The author's ability to depict these types of moments is what makes this book such a worthwhile read.  Under Baroud's pen, history truly does become the story of a people.  Each individual whose story appears in My Father Was a Freedom Fighter embodies the story of the Palestinians.  The story stretches from the daily battle to feed one's family when there are no fields to harvest because the occupiers have destroyed those fields to meetings with leaders of the Intifada.  Ramzy Baroud tells a very personal tale in these pages underlined by an impeccably researched historical knowledge. 
In addition to depicting the relationship between Arab nations and the Palestinian movement, this text explores the nature of the Palestinian liberation movement itself.  Combining his father's political understanding and historical memory with his own knowledge, Baroud explores the reasons for the Palestine Liberation Organization's fall into seeming irrelevance in Gaza and its replacement by Hamas.  It is a story about organizing at the grassroots and corruption at the top.  It is also a story of one man's hopes in the organization he believed in being dashed.  Finally, it is also the all too familiar tale of a society striving yet failing to overcome the scourge of class, especially when those at the top are offered rewards for leaving their lesser-off brothers and sisters behind.
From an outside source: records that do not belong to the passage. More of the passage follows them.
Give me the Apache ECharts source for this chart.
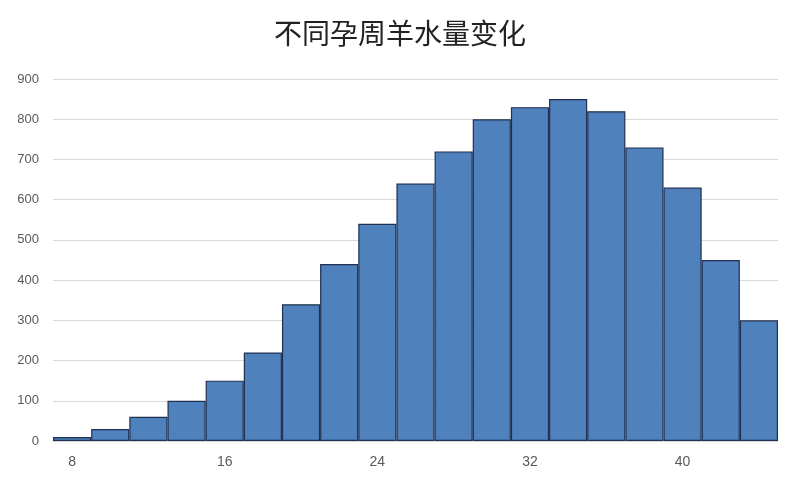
<!DOCTYPE html>
<html><head><meta charset="utf-8">
<script src="https://cdn.jsdelivr.net/npm/echarts@6/dist/echarts.min.js"></script>
<style>html,body{margin:0;padding:0;background:#fff}#c{width:800px;height:489px}</style>
</head><body><div id="c"></div>
<script>
const weeks = [8,10,12,14,16,18,20,22,24,26,28,30,32,34,36,38,40,42,44];
const volume = [10,30,60,100,150,220,340,440,540,640,720,800,830,850,820,730,630,450,300];
const chart = echarts.init(document.getElementById('c'));
chart.setOption({
  animation:false,
  title:{text:'不同孕周羊水量变化',left:'center',top:14,textStyle:{fontFamily:'Noto Sans CJK SC',fontWeight:'normal',fontSize:28,color:'#222'}},
  grid:{left:53,right:22,top:79,bottom:48},
  xAxis:{type:'category',data:weeks.map(String),
    axisLine:{lineStyle:{color:'#d9d9d9'}},axisTick:{show:false},
    axisLabel:{interval:3,color:'#595959',fontSize:14,margin:14}},
  yAxis:{type:'value',min:0,max:900,interval:100,
    axisLine:{show:false},axisTick:{show:false},
    axisLabel:{color:'#595959',fontSize:13,margin:14},
    splitLine:{lineStyle:{color:'#d9d9d9'}}},
  series:[{type:'bar',data:volume,barCategoryGap:'0%',
    itemStyle:{color:'#4f81bd',borderColor:'#1f3050',borderWidth:1.2}}]
});
</script></body></html>
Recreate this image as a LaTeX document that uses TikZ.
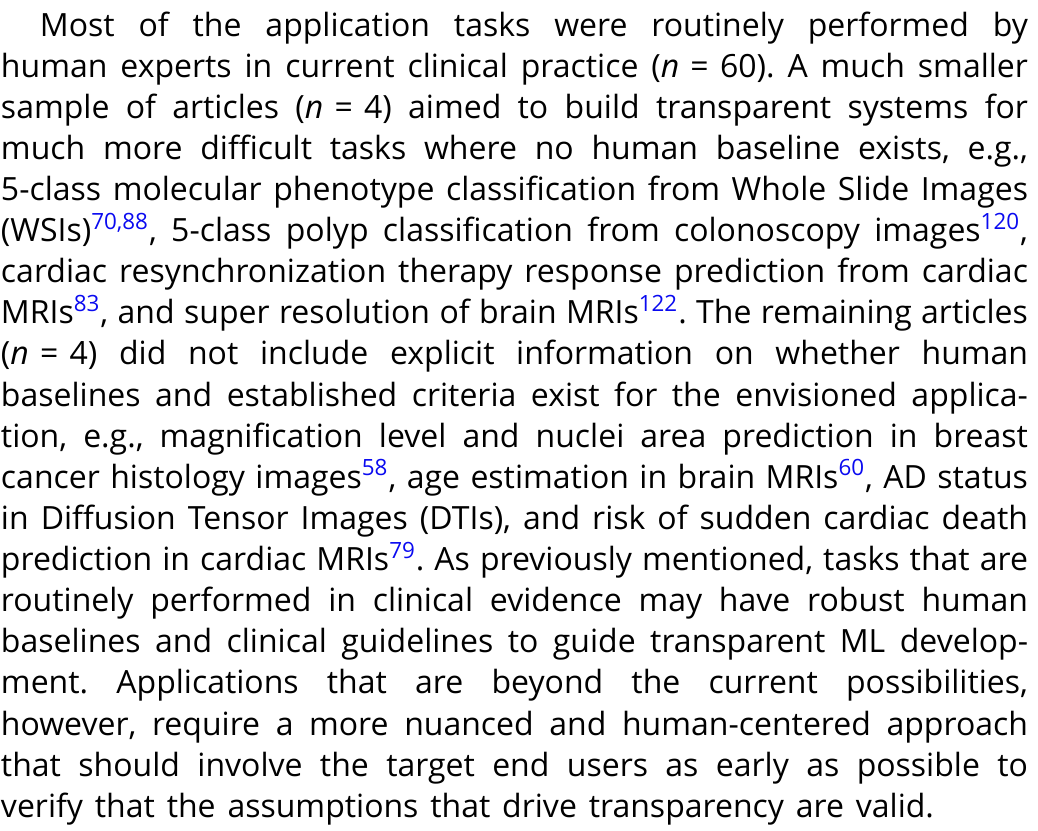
\documentclass[tikz,border=0pt]{standalone}
\usepackage{fontspec}
\setmainfont{Open Sans}
\usetikzlibrary{positioning}
\definecolor{citeblue}{RGB}{10,10,240}
\newlength\linew
\setlength\linew{513.5pt}
\newcommand\linestep{20.56pt}
\newcommand\linefont{\fontsize{16}{20.5}\selectfont
  \spaceskip=0.37em plus 0.4em minus 0.21em\relax}
\newcommand\jline[1]{\hbox to\linew{#1}}% one justified line
\newcommand\refsup[1]{\textsuperscript{\color{citeblue}#1}}
\newcommand\nval[1]{(\textit{n}\kern0.35em=\kern0.35em#1)}
\frenchspacing
\tikzset{
  textline/.style = {inner sep=0pt, outer sep=0pt, anchor=base west,
    font=\linefont},% one line of the paragraph
  nextline/.style = {textline, below=\linestep of #1.base west,
    anchor=base west}% next line, under line #1
}
\begin{document}
\begin{tikzpicture}
\useasboundingbox (0,0) rectangle (519pt,-415pt);
\node [textline] (l1) at (0.5pt,-18pt)
  {\jline{\hspace*{19.5pt}Most of the application tasks were routinely performed by}};
\node [nextline=l1] (l2) {\jline{human experts in current clinical practice \nval{60}. A much smaller}};
\node [nextline=l2] (l3) {\jline{sample of articles \nval{4} aimed to build transparent systems for}};
\node [nextline=l3] (l4) {\jline{much more difficult tasks where no human baseline exists, e.g.,}};
\node [nextline=l4] (l5) {\jline{5-class molecular phenotype classification from Whole Slide Images}};
\node [nextline=l5] (l6) {\jline{(WSIs)\refsup{70,88}, 5-class polyp classification from colonoscopy images\refsup{120},}};
\node [nextline=l6] (l7) {\jline{cardiac resynchronization therapy response prediction from cardiac}};
\node [nextline=l7] (l8) {\jline{MRIs\refsup{83}, and super resolution of brain MRIs\refsup{122}. The remaining articles}};
\node [nextline=l8] (l9) {\jline{\nval{4} did not include explicit information on whether human}};
\node [nextline=l9] (l10) {\jline{baselines and established criteria exist for the envisioned applica-}};
\node [nextline=l10] (l11) {\jline{tion, e.g., magnification level and nuclei area prediction in breast}};
\node [nextline=l11] (l12) {\jline{cancer histology images\refsup{58}, age estimation in brain MRIs\refsup{60}, AD status}};
\node [nextline=l12] (l13) {\jline{in Diffusion Tensor Images (DTIs), and risk of sudden cardiac death}};
\node [nextline=l13] (l14) {\jline{prediction in cardiac MRIs\refsup{79}. As previously mentioned, tasks that are}};
\node [nextline=l14] (l15) {\jline{routinely performed in clinical evidence may have robust human}};
\node [nextline=l15] (l16) {\jline{baselines and clinical guidelines to guide transparent ML develop-}};
\node [nextline=l16] (l17) {\jline{ment. Applications that are beyond the current possibilities,}};
\node [nextline=l17] (l18) {\jline{however, require a more nuanced and human-centered approach}};
\node [nextline=l18] (l19) {\jline{that should involve the target end users as early as possible to}};
\node [nextline=l19] (l20) {\jline{verify that the assumptions that drive transparency are valid.\hfil}};
\end{tikzpicture}
\end{document}
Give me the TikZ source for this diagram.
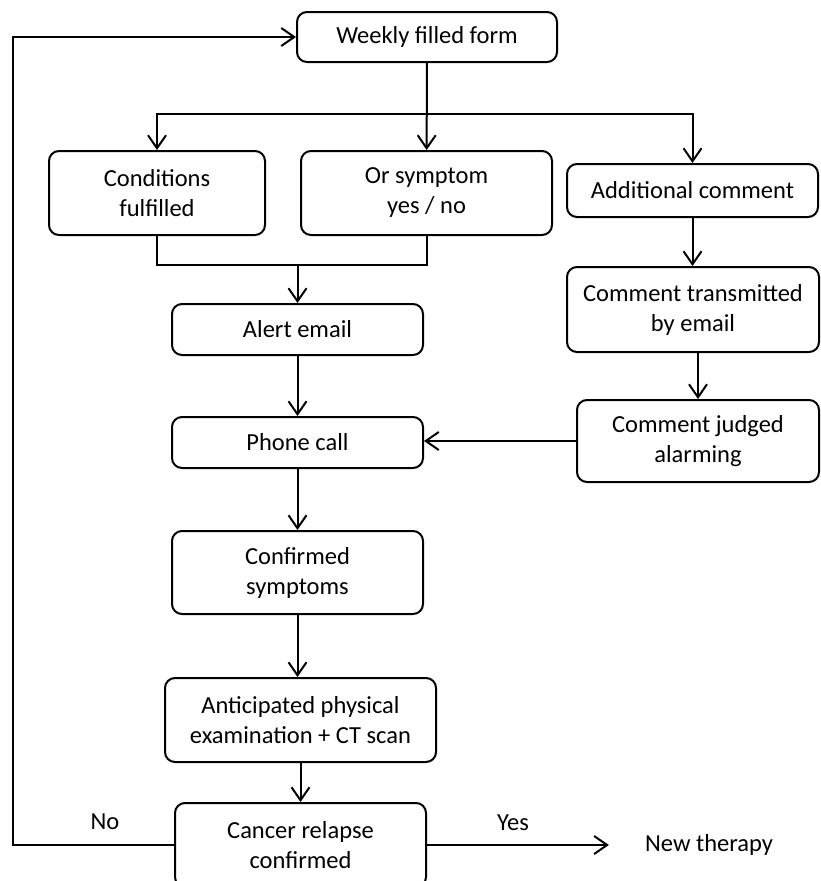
\documentclass[tikz,border=0pt]{standalone}
\usepackage{fontspec}
\setmainfont{Carlito}
\usetikzlibrary{arrows.meta}
\usetikzlibrary{positioning}
\colorlet{penColor}{black}
\tikzset{>={Straight Barb[length=13pt,width=18pt]}}
\tikzset{
  stepbox/.style={draw=penColor, line width=2pt, rounded corners=10pt,
    align=center, inner sep=0pt, text=penColor},
  flow/.style={->, penColor, line width=2pt},
  lbl/.style={text=penColor, inner sep=0pt}
}

\begin{document}
\begin{tikzpicture}[x=1pt,y=-1pt,font=\fontsize{24.5}{30}\selectfont]
\useasboundingbox (0,0) rectangle (820,881);
% boxes
\node [stepbox, minimum width=260pt, minimum height=50pt] (form) at (427,37) {Weekly filled form};
\node [stepbox, minimum width=216pt, minimum height=84pt] (cond) at (157,193) {Conditions\\fulfilled};
\node [stepbox, minimum width=251pt, minimum height=84pt] (sympt) at (426.5,193) {Or symptom\\yes / no};
\node [stepbox, minimum width=251pt, minimum height=53pt] (addc) at (692.5,190.5) {Additional comment};
\node [stepbox, minimum width=251pt, minimum height=51pt] (alert) at (297.5,329.5) {Alert email};
\node [stepbox, minimum width=251pt, minimum height=51pt] (phone) at (297.5,442.5) {Phone call};
\node [stepbox, minimum width=252pt, minimum height=85pt] (trans) at (693,309.5) {Comment transmitted\\by email};
\node [stepbox, minimum width=242pt, minimum height=82pt] (judged) at (698,441) {Comment judged\\alarming};
\node [stepbox, minimum width=251pt, minimum height=83pt] (confirmed) at (297.5,572.5) {Confirmed\\symptoms};
\node [stepbox, minimum width=271pt, minimum height=84pt] (anticip) at (300.5,720) {Anticipated physical\\examination + CT scan};
\node [stepbox, minimum width=251pt, minimum height=84pt] (cancer) at (300.5,845) {Cancer relapse\\confirmed};
\node [lbl] (newth) at (709,845) {New therapy};
\node [lbl] (nolbl) at (105,822) {No};
\node [lbl] (yeslbl) at (513,823) {Yes};
% helper points
\coordinate (split) at (427,114);
\coordinate (join) at (297.5,265);
\coordinate (loopx) at (13,0);
% connectors
\draw [flow] (form) -- (sympt);
\draw [flow] (split) -| (cond);
\draw [flow] (split) -| (addc);
\draw [penColor, line width=2pt] (cond.south) |- (join) -| (sympt.south);
\draw [flow] (join) -- (alert);
\draw [flow] (alert) -- (phone);
\draw [flow] (phone) -- (confirmed);
\draw [flow] (confirmed) -- (confirmed |- anticip.north);
\draw [flow] (anticip) -- (cancer);
\draw [flow] (addc) -- (addc |- trans.north);
\draw [flow] (judged.north |- trans.south) -- (judged);
\draw [flow] (judged.west) -- (judged.west -| phone.east);
\draw [flow] (cancer.west) -- (cancer.west -| loopx) |- (form.west);
\draw [flow] (cancer.east) -- ([xshift=-36pt]newth.west);
\end{tikzpicture}
\end{document}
Perhaps the most emotionally difficult storyline that runs through Baroud's memoir is the story of his parents' love for each other.  Difficult, because it is a story like so many other love stories without hope for a happy ending.  When Ramzy's mother died of cancer at the age of 42, she was given a martyr's funeral.  This wasn't because she was a battlefield fighter or a guerrilla, but because she was a child, mother and sister of Palestine.  She died so young in part because Tel Aviv's brutal occupation refused her the treatment she needed.  Indeed, the incident that may well have exacerbated her illness was one where Israeli soldiers beat her while she pleaded with them not to break her sons' arms.  This practice was a common Israeli Defense Force tactic during the First Intifada.
My Father Was a Freedom Fighter is a perfectly nuanced combination of memoir and history.  Once again, Baroud has put the nature of the Israeli occupation of Palestine in human terms that describe not only the humiliation of the Palestinians as individuals and as a people, but also the struggle against that humiliation and the often brutal repression that accompanies it.